Kewenangan itu berdasarkan Pasal 24 C ayat (1) Undang-Undang Dasar 1945, Pasal 10 ayat (1) huruf d Undang-Undang Nomor 24 Tahun 2003 tentang MK sebagaimana telah diubah dengan UU Nomor 8 Tahun 2011 tentang MK.
Lalu, Pasal 475 ayat (1) UU Nomor z Tahun 2017 tentang Pemilu dan Pasal 29 ayat (1) huruf d UU Nomor 48 Tahun 2009 tentang Kekuasaan Kehakiman.
"Oleh sebab itu, maka Mahkamah berwenang mengadili permohonan a quo," kata BW.
Untuk diketahui, MK mempunyai waktu selama 14 hari untuk menangani permohonan PHPU yang diajukan. Setelah meregistrasi perkara pada hari Selasa (11/6/2019), pihak MK mengirimkan salinan berkas permohonan kepada pihak termohon, yaitu KPU RI, dan pihak terkait, tim hukum pasangan calon presiden-calon wakil presiden nomor urut 01, Joko Widodo-KH Maruf Amin.
Kemudian pada 14 Juni 2019, MK akan memutuskan lanjut atau tidaknya sengketa ke tahapan persidangan dengan mempertimbangkan permohonan beserta barang bukti yang diajukan. Agenda ini dikenal dengan sidang pendahuluan.
Selanjutnya pada 17 hingga 21 Juni 2019 MK akan melanjutkan sidang dengan agenda pemeriksaan pembuktian. Pada 24 sampai 27 Juni 2019 diagendakan sidang terakhir dan rapat musyawarah hakim.
Secara resmi, MK membacakan sidang putusan pilpres pada 28 Juni 2019. Hingga 2 Juli 2019 MK akan menyerahkan salinan putusan.
Tak Menyumbang
Tim Kampanye Nasional (TKN) menjawab tudingan Tim Hukum Prabowo - Sandiaga, Bambang Widjojanto (BW) soal uang Rp 13 miliar kampanye Jokowi-Maruf Amin.
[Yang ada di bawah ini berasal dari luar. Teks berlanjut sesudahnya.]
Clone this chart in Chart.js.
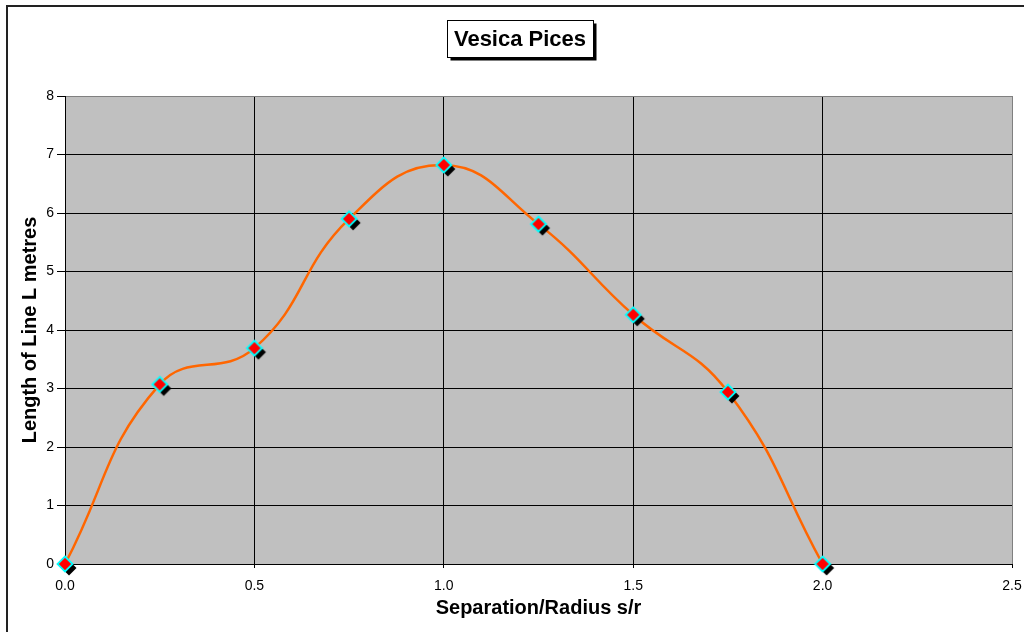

Juru Bicara TKN Arya Sinulingga mengatakan, Capres Jokowi tak pernah menyumbang uang untuk dana kampanye.
Ia bahkan mempertanyakan informasi yang disampaikan BW bersumber dari mana.
"Soal masalah kosong 02 yang mengadukan soal keuangam, itu Pak Jokowi enggak pernah nyumbang itu. Enggak ada itu, BW baca dimana itu, 02 itu baca laporan dimana itu. Dan kita sudah diaudit oleh akuntan dari KPU itu. Jadi sudah lolos," kata Arya kepada wartawan, Jumat (14/6/2019).
Politisi Perindo ini pun meragukan informasi yang disampaikam BW tak sesuai fakta.
Sebab, kata Arya, BW tak merinci sumber uang dan informasi yang dimaksud itu.
Ia menuding Tim Hukum 02 justru melontarkan peryataan yang berbau hoaks.
"BW dan kawan-kawan pengacara 02 itu tak baca, detail mengenai itu semua. Sampai mengatakan itu sudah hoaks juga itu. Pak Jokowi itu tidak ada nyumbang. Itu hoaks itu," jelas Arya.
Diketahui, Calon Presiden dan Wakil Presiden Prabowo Subianto - Sandiaga Uno mempersoalkan sumber dana kampanye pasangan calon nomor urut 01 Jokowi-Maruf Amin pada Pilpres 2019.
Baca: Presiden Jokowi Targetkan Revitalisasi Pasar Sukawati Gianyar Rampung Tahun 2020
Sumber dana kampanye berasal dari sumbangan pribadi Jokowi yang dipersoalkan kubu Prabowo. Ada Rp 13 miliar duit sumbangan yang dinilai misterius.
Ketua Tim Hukum Prabowo - Sandiaga, Bambang Widjojanto (BW) menuturkan, berdasarkan Laporan Penerimaan Sumbangan Dana Kampanye (LPSDK) pada tanggal 25 April 2019 tercatat sumbangan pribadi dari Jokowi sebesar Rp 19.508.272.030.
Berdasar Laporan Harta Kekayaan Pejabat Negara (LHKPN) yang dilaporkan Jokowi ke Komisi Pemilihan Umum (KPU) pada 12 April 2019 hanya berjumlah Rp 6.109.234.705.
"Di Laporan Harta Kekayaan Pejabat Negara/LHKPN Joko Widodo yang diumumkan KPU pada tanggal 12 April 2019, harta kekayaan berupa Kas dan Setara Kas hanya berjumlah Rp 6.109.234.704," kata BW dalam keterangan tertulis, Rabu (12/6/2019) malam.
"Ada pertanyaan, apakah dalam waktu 13 hari saja, harta kekayaan Ir Joko Widodo berupa Kas dan Setara Kas bertambah hingga sebesar Rp 13.399.037.326?" lanjut Bambang.